Whenever a line contains the string "with", copy it out of the entries.
──────────
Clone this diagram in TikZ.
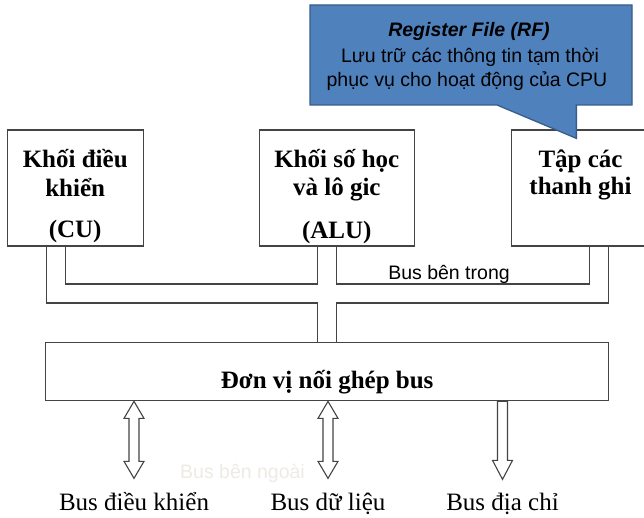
\documentclass[tikz,border=0pt]{standalone}
\usepackage{fontspec}
\setmainfont{Liberation Serif}
\newfontfamily\arialfont{Liberation Sans}
\usetikzlibrary{calc}

\definecolor{calloutfill}{HTML}{4F81BD}
\definecolor{calloutdraw}{HTML}{385D8A}
\definecolor{linegray}{HTML}{444444}
\definecolor{ghosttext}{HTML}{EEEBE4}

\tikzset{
  unitbox/.style={draw=linegray, line width=1.3pt, fill=white, inner sep=0pt},
  wire/.style={draw=linegray, line width=1.1pt},
  boxtext/.style={anchor=base, inner sep=0pt, font=\fontsize{25}{30}\selectfont\bfseries},
  bustext/.style={anchor=base, inner sep=0pt, font=\fontsize{25}{30}\selectfont},
  sanstext/.style={anchor=base, inner sep=0pt, font=\arialfont\fontsize{19.5}{23}\selectfont},
  hollowarrow/.style={draw=linegray, line width=1.1pt, fill=white, line join=miter},
}

% hollow two-way bus arrow hanging below a point
\newcommand\twowayarrow[1]{%
  \draw[hollowarrow] (#1) -- ++(10,17) -- ++(-5,0) -- ++(0,43) -- ++(5,0)
    -- ++(-10,17) -- ++(-10,-17) -- ++(5,0) -- ++(0,-43) -- ++(-5,0) -- cycle;}

\begin{document}
\begin{tikzpicture}[x=1pt,y=-1pt]
\clip (0,0) rectangle (644,518);
\fill[white] (0,0) rectangle (644,518);

% functional units
\node[unitbox, minimum width=136pt, minimum height=116pt] (cu)  at (75.2,188) {};
\node[unitbox, minimum width=155pt, minimum height=116pt] (alu) at (336.8,188) {};
\node[unitbox, minimum width=138pt, minimum height=116pt] (rf)  at (580.5,188) {};
\node[unitbox, minimum width=563pt, minimum height=58pt]  (bus) at (327.2,371.7) {};

\node[boxtext] (cu1) at (75.2,168) {Khối điều};
\node[boxtext] (cu2) at (75.2,197) {khiển};
\node[boxtext] (cu3) at (75.2,238) {(CU)};

\node[boxtext] (alu1) at (336.8,168) {Khối số học};
\node[boxtext] (alu2) at (336.8,196) {và lô gic};
\node[boxtext] (alu3) at (336.8,239) {(ALU)};

\node[boxtext] (rf1) at (580.5,168) {Tập các};
\node[boxtext] (rf2) at (580.5,195) {thanh ghi};

\node[boxtext] (bust) at (327.2,388) {Đơn vị nối ghép bus};

% internal bus: two parallel rails
\coordinate (cuA)  at ($(cu.south)+(-28.5,0)$);
\coordinate (cuB)  at ($(cu.south)+(-9.5,0)$);
\coordinate (aluA) at ($(alu.south)+(-19,0)$);
\coordinate (aluB) at ($(alu.south)+(-0.5,0)$);
\coordinate (rfA)  at ($(rf.south)+(9,0)$);
\coordinate (rfB)  at ($(rf.south)+(28.3,0)$);
\coordinate (yin)  at (0,284);
\coordinate (yout) at (0,303);

\draw[wire] (cuB) |- (yin -| aluA) -- (aluA);
\draw[wire] (aluB) |- (yin -| rfA) -- (rfA);
\draw[wire] (cuA) |- (yout -| aluA) -- (aluA |- bus.north);
\draw[wire] (bus.north -| aluB) |- (yout -| rfB) -- (rfB);

\node[sanstext] (inbus) at (449,279) {Bus bên trong};

% external buses
\node[bustext] (lcu)   at (134,510.5) {Bus điều khiển};
\node[bustext] (ldata) at (328,510.5) {Bus dữ liệu};
\node[bustext] (laddr) at (502.5,510.5) {Bus địa chỉ};

\coordinate (acu)   at (bus.south -| lcu);
\coordinate (adata) at (bus.south -| ldata);
\coordinate (aaddr) at (bus.south -| laddr);
\twowayarrow{acu}
\twowayarrow{adata}
\draw[hollowarrow] ($(aaddr)+(-5,0)$) -- ++(10,0) -- ++(0,59) -- ++(5,0)
  -- ++(-10,19) -- ++(-10,-19) -- ++(5,0) -- cycle;

\node[sanstext, text=ghosttext] (outbus) at (242.5,478) {Bus bên ngoài};

% register file callout
\coordinate (tip) at ($(rf.north west)+(65.5,9)$);
\draw[draw=calloutdraw, fill=calloutfill, line width=1.3pt, line join=miter]
  (310,5) -- (632,5) -- (632,105) -- (tip |- 0,105) -- (tip) -- (497,105) -- (310,105) -- cycle;
\node[sanstext, font=\arialfont\fontsize{19.5}{23}\selectfont\bfseries\itshape] (rft) at (469,37) {Register File (RF)};
\node[sanstext] (rfl1) at (470,63) {Lưu trữ các thông tin tạm thời};
\node[sanstext] (rfl2) at (467,87) {phục vụ cho hoạt động của CPU};
\end{tikzpicture}
\end{document}
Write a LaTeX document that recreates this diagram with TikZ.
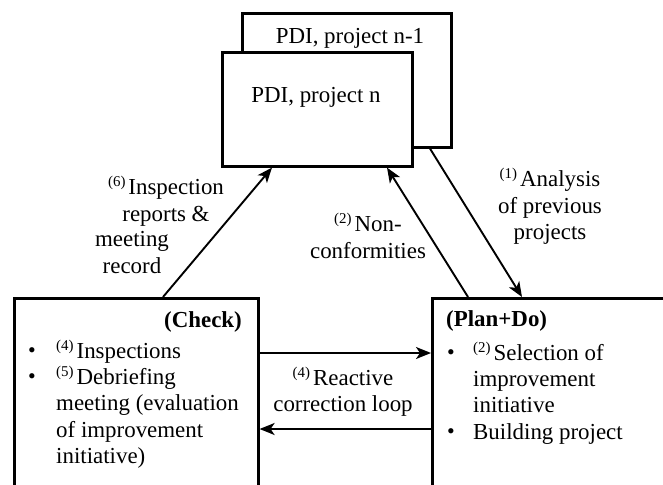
\documentclass[tikz,border=0pt]{standalone}
\usepackage{fontspec}
\setmainfont{Liberation Serif}
\usetikzlibrary{arrows.meta}
% small raised step numbers, e.g. (4)
\newcommand\supn[1]{\raisebox{8bp}{\fontsize{15}{15}\selectfont(#1)}\hspace{3bp}}
% bullet in a fixed-width slot
\newcommand\bul[1]{\makebox[#1][l]{\raisebox{0.5bp}{\fontsize{22}{22}\selectfont\textbullet}}}
\begin{document}
\begin{tikzpicture}[x=1bp,y=-1bp,
  box/.style={draw, line width=2.6bp, inner sep=0pt, anchor=north west},
  conn/.style={line width=1.9bp, -{Stealth[length=15bp,width=12bp,inset=4bp]}},
  txt/.style={inner sep=0pt, font=\fontsize{23}{26.5}\selectfont}]
\useasboundingbox (0,0) rectangle (663,485);

% stacked project records
\node[box, minimum width=209bp, minimum height=134bp] (prev) at (241,12) {};
\node[txt] (prevlabel) at (350,38) {PDI, project n-1};
\node[box, fill=white, minimum width=190bp, minimum height=114bp] (cur) at (221,51) {};
\node[txt] (curlabel) at (316,97) {PDI, project n};

% phase boxes (open towards the page edges)
\node[box, minimum width=244bp, minimum height=240bp] (check) at (13,297) {};
\node[box, minimum width=300bp, minimum height=240bp] (plan) at (431,297) {};

% check phase contents
\node[txt, anchor=base east] (checktitle) at (242,327) {\textbf{(Check)}};
\node[txt, anchor=base west] (checklist) at (28,358) {%
  \begin{tabular}[t]{@{}l@{}l@{}}
  \bul{28bp} & \supn{4}Inspections\\
  \bul{28bp} & \supn{5}Debriefing\\
   & meeting (evaluation\\
   & of improvement\\
   & initiative)
  \end{tabular}};

% plan+do phase contents
\node[txt, anchor=base west] (plantitle) at (446,326) {\textbf{(Plan+Do)}};
\node[txt, anchor=base west] (planlist) at (447,360) {%
  \begin{tabular}[t]{@{}l@{}l@{}}
  \bul{26bp} & \supn{2}Selection of\\
   & improvement\\
   & initiative\\
  \bul{26bp} & Building project
  \end{tabular}};

% connectors
\draw[conn] ([xshift=150bp]check.north west) -- ([xshift=51bp]cur.south west);
\draw[conn] ([xshift=37bp]plan.north west) -- ([xshift=166bp]cur.south west);
\draw[conn] ([xshift=189bp]prev.south west) -- ([xshift=91bp]plan.north west);
\draw[conn] ([yshift=-56bp]check.north east) -- ([yshift=-56bp]plan.north west);
\draw[conn] ([yshift=-132bp]plan.north west) -- ([yshift=-132bp]check.north east);

% connector labels
\node[txt, anchor=base] (l6a) at (166,195) {%
  \begin{tabular}[t]{@{}c@{}}\supn{6}Inspection\\ reports \&\end{tabular}};
\node[txt, anchor=base] (l6b) at (132,247) {%
  \begin{tabular}[t]{@{}c@{}}meeting\\ record\end{tabular}};
\node[txt, anchor=base] (l2) at (368,232) {%
  \begin{tabular}[t]{@{}c@{}}\supn{2}Non-\\ conformities\end{tabular}};
\node[txt, anchor=base] (l1) at (550,187) {%
  \begin{tabular}[t]{@{}c@{}}\supn{1}Analysis\\ of previous\\ projects\end{tabular}};
\node[txt, anchor=base] (l4) at (343,385) {%
  \begin{tabular}[t]{@{}c@{}}\supn{4}Reactive\\ correction loop\end{tabular}};
\end{tikzpicture}
\end{document}
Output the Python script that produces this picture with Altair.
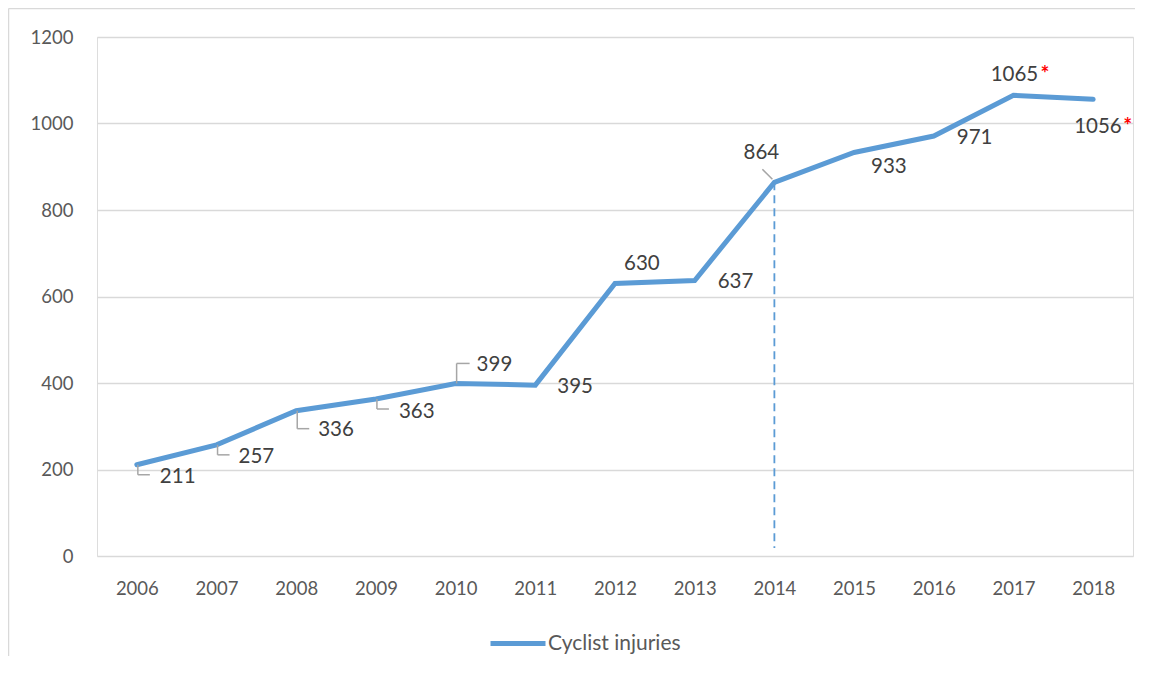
──────────
# The completed task
Write a LaTeX document that recreates this diagram with TikZ.
Output the Python script that produces this picture with Altair.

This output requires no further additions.